Wermelskirchen Eine kleine Kita im eigenen Haus

Wermelskirchen · Nadine Westenberger betreut an vier Tagen in der Woche mehrere Kleinkinder in ihren eigenen vier Wänden. "Mutter zu sein, ist der schönste Beruf der Welt. Tagesmutter zu sein, kommt dem sehr nahe", sagt die 37-jährige. Ein Besuch.

 Nadine Westenberger betreut an vier Tagen in der Woche Mia, Lena und Phileas (v.l.) in ihren eigenen vier Wänden in Dhünn. "Ich schaffe hier eine ruhige Atmosphäre", sagt die 37-jährige Tagesmutter.

Nadine Westenberger betreut an vier Tagen in der Woche Mia, Lena und Phileas (v.l.) in ihren eigenen vier Wänden in Dhünn. "Ich schaffe hier eine ruhige Atmosphäre", sagt die 37-jährige Tagesmutter.

Foto: Nico Hertgen

Der eineinhalb Jahre alte Phileas schafft es irgendwie, den Fernseher einzuschalten. "Wie hast du das denn jetzt gemacht? Bist du an den Knopf gekommen?", fragt Nadine Westenberger (37) und lacht. Eigentlich ist der Fernseher für ihre Familie nur Dekoration, in der Tagespflege allemal. Schnell wird er wieder ausgeschaltet. Für Phileas, Lena und Mia, die den Donnerstag bei ihrer Tagesmutter verbringen, ist das in Ordnung. Die Autostraße finden sie sowieso besser.

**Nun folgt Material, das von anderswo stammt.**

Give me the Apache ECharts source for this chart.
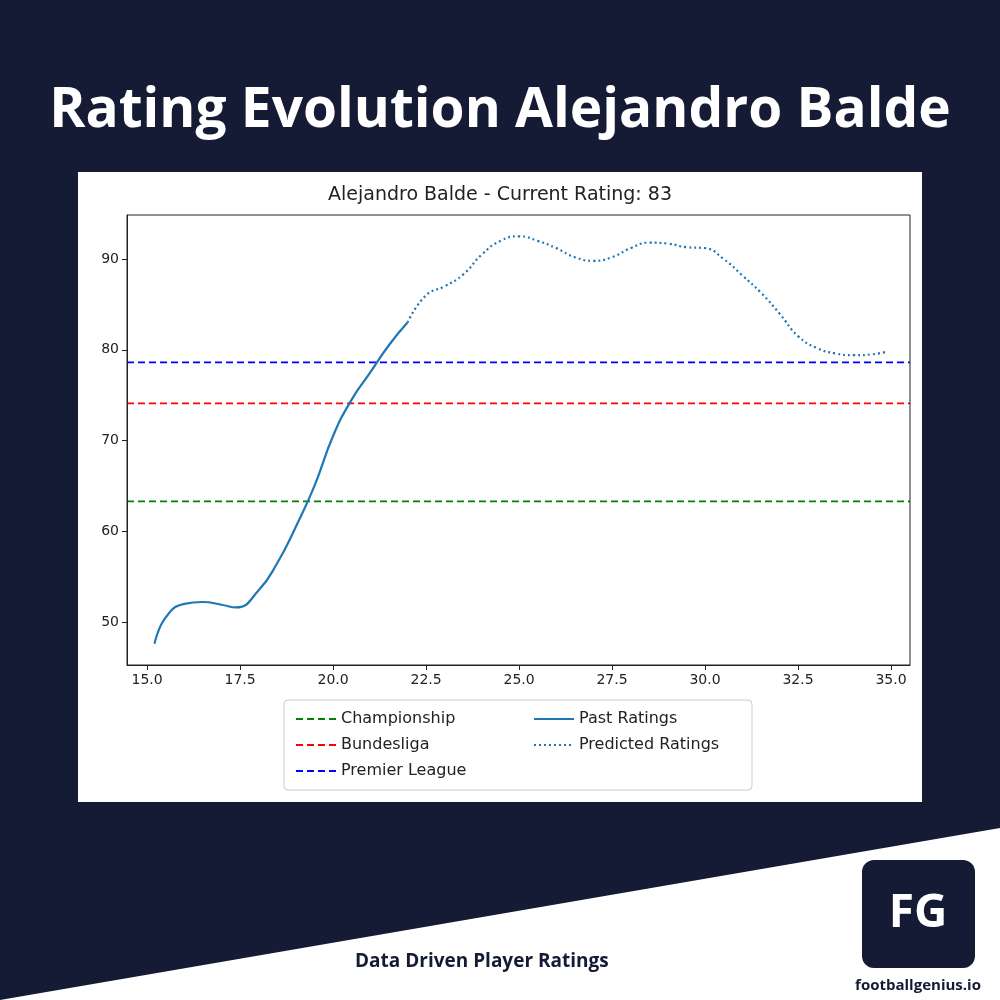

Nadine Westenberger passt seit einem Jahr auf "Dhünnsche Pänz" auf und wird für sie tagsüber zu einer zweiten Mama. Solange es noch keine Plätze in der Kindertagesstätte für sie gibt, kommen Mia, Lena und Phileas an vier Tagen in der Woche zu ihr in die Tagespflege. Dort gibt's das volle Programm: essen, spielen, basteln, schlafen. Die Tendenz bei den Eltern sei, die Kinder einfach bei der Tagesmutter größer werden zu lassen und gar nicht mehr in den Kindergarten zu schicken, hat Nadine Westenberger festgestellt. Sie wünscht sich, dass Tagesmutter zu sein auch mal als Beruf anerkannt wird.

In Wermelskirchen ist sie eine von zurzeit 21 "Zweit-Mamis". Zusammen betreuen sie 80 Kinder, jede von ihnen maximal fünf. Westenberger war 17 Jahre lang Erzieherin in einem Kindergarten, entschloss sich aber, in der Tagespflege weiterzuarbeiten, weil sie die Individualität der Kinder dort besser fördern kann. "Ich schaffe hier eine ruhige Atmosphäre. Unser Alltag ist familienähnlich, aber doch irgendwie anders." Um von ihren leiblichen Eltern loszukommen und tatsächlich einen ganzen Tag in der Tagespflege verbringen zu können, brauchen die Kinder, die meist zwischen einem und drei Jahre alt sind, unterschiedlich lange. "Manche brauchen drei Tage, manche acht Wochen", sagt Westenberger. Die Kinder dürfen wichtige Gegenstände, zum Beispiel geliebte Kuscheltiere, von daheim mitbringen. Zur Not hält Westenberger ein paar Fotos von Mama und Papa bereit, die gemeinsam angesehen werden.

Als Tagesmutter kommt die 37-Jährige einem Bildungsauftrag nach. Rituale seien auch bei den Kleinsten schon wichtig: Vor dem Essen werden die Hände gewaschen, anschließend essen alle gemeinsam. "Solche Grundstrukturen sind ausschlaggebend. Und man muss trotzdem auf jedes Kind individuell eingehen", sagt sie.

Tagesmutter oder -vater zu sein, liegt im Trend, teilt Silvia Dmitrijev vom städtischen Jugendamt mit. Eine Betreuung durch Großeltern oder Nachbarn gehöre fast der Vergangenheit an. "Früher hat man sich als Tagesmutter Geld dazuverdient und die Kinderbetreuung nebenbei erledigt. Der Anspruch an Tagesmütter, aber auch die Qualität ist gestiegen", sagt Nadine Westenberger.

Mit Mia, Lena und Phileas gestaltet sie den Alltag möglichst abwechslungsreich. Alle zwei bis drei Monate werden alle Spielsachen ausgetauscht, allzu viel Spielkram gibt es sowieso nicht. Damit möchte sie einer Reizüberflutung entgegenwirken. Oft suchen sich Eltern Tagesmütter aus, die in ähnlichen Strukturen wie sie selbst leben.